_YOUR TASK:_ List each line in which the string "using" appears.
>> begin DATA IN THIS EXERCISE
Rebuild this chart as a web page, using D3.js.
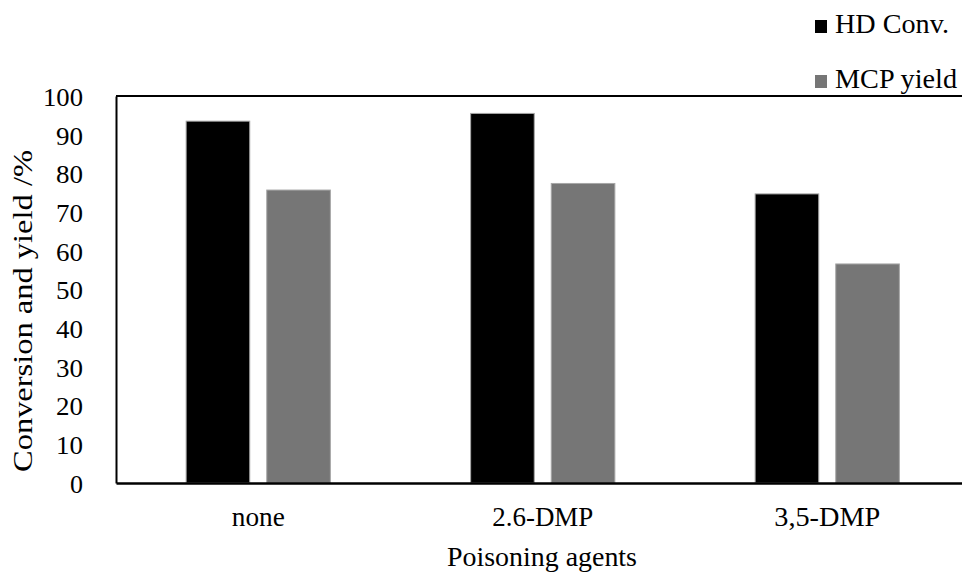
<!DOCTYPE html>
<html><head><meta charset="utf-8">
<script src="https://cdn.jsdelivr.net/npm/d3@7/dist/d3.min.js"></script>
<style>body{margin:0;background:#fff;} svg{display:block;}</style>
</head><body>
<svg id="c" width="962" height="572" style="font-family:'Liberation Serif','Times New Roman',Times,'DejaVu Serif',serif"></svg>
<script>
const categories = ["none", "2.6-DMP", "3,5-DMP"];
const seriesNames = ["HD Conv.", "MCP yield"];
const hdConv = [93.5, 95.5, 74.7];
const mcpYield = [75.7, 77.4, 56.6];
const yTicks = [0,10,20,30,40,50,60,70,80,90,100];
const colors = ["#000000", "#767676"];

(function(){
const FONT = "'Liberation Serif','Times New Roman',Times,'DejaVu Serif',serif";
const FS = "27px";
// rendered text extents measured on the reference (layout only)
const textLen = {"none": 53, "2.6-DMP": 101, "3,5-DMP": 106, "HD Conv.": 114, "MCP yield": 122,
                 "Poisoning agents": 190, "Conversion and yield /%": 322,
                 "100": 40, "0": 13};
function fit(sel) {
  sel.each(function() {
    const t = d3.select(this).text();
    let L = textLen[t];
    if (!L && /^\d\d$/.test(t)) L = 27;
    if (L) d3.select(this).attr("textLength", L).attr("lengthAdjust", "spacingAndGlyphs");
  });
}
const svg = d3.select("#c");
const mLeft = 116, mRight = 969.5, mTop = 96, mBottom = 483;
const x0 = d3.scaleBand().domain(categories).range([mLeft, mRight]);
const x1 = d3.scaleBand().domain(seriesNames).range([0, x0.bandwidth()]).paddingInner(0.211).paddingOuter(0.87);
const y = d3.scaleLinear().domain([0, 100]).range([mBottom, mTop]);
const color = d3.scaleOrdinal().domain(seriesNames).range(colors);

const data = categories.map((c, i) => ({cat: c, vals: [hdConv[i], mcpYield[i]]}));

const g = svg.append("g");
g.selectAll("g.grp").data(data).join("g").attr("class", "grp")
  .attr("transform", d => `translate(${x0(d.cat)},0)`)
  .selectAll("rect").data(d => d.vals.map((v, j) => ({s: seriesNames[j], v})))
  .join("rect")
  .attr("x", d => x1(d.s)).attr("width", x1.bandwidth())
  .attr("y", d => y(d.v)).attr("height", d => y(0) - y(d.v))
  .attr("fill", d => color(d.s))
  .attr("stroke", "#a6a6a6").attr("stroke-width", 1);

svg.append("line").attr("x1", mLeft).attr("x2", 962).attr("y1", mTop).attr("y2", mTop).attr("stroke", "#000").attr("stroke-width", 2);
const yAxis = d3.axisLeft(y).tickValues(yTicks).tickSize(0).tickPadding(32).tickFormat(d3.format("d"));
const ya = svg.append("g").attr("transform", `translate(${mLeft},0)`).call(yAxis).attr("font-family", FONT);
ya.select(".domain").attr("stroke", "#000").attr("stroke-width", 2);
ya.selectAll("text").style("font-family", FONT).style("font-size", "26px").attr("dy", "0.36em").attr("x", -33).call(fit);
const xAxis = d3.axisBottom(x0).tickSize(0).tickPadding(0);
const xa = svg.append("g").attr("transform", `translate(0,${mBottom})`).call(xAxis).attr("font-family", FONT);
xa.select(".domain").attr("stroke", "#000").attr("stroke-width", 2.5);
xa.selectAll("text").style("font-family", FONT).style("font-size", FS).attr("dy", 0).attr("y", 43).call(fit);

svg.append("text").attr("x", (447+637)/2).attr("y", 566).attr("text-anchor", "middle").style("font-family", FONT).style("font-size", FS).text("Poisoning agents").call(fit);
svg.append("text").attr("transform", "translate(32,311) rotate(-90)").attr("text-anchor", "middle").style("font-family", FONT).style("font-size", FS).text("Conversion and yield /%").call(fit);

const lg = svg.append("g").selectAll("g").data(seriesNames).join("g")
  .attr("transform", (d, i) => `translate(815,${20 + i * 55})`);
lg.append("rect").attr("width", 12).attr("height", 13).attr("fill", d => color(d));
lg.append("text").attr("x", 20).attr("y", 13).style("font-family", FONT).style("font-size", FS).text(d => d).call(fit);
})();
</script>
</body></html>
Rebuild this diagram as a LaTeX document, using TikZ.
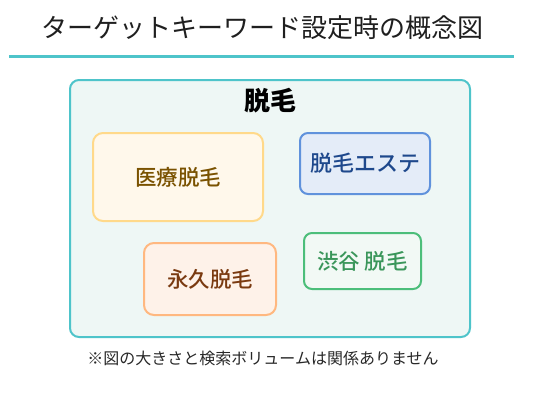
>> end DATA IN THIS EXERCISE
_ANSWER BELOW:_
Rebuild this chart as a web page, using D3.js.
Rebuild this diagram as a LaTeX document, using TikZ.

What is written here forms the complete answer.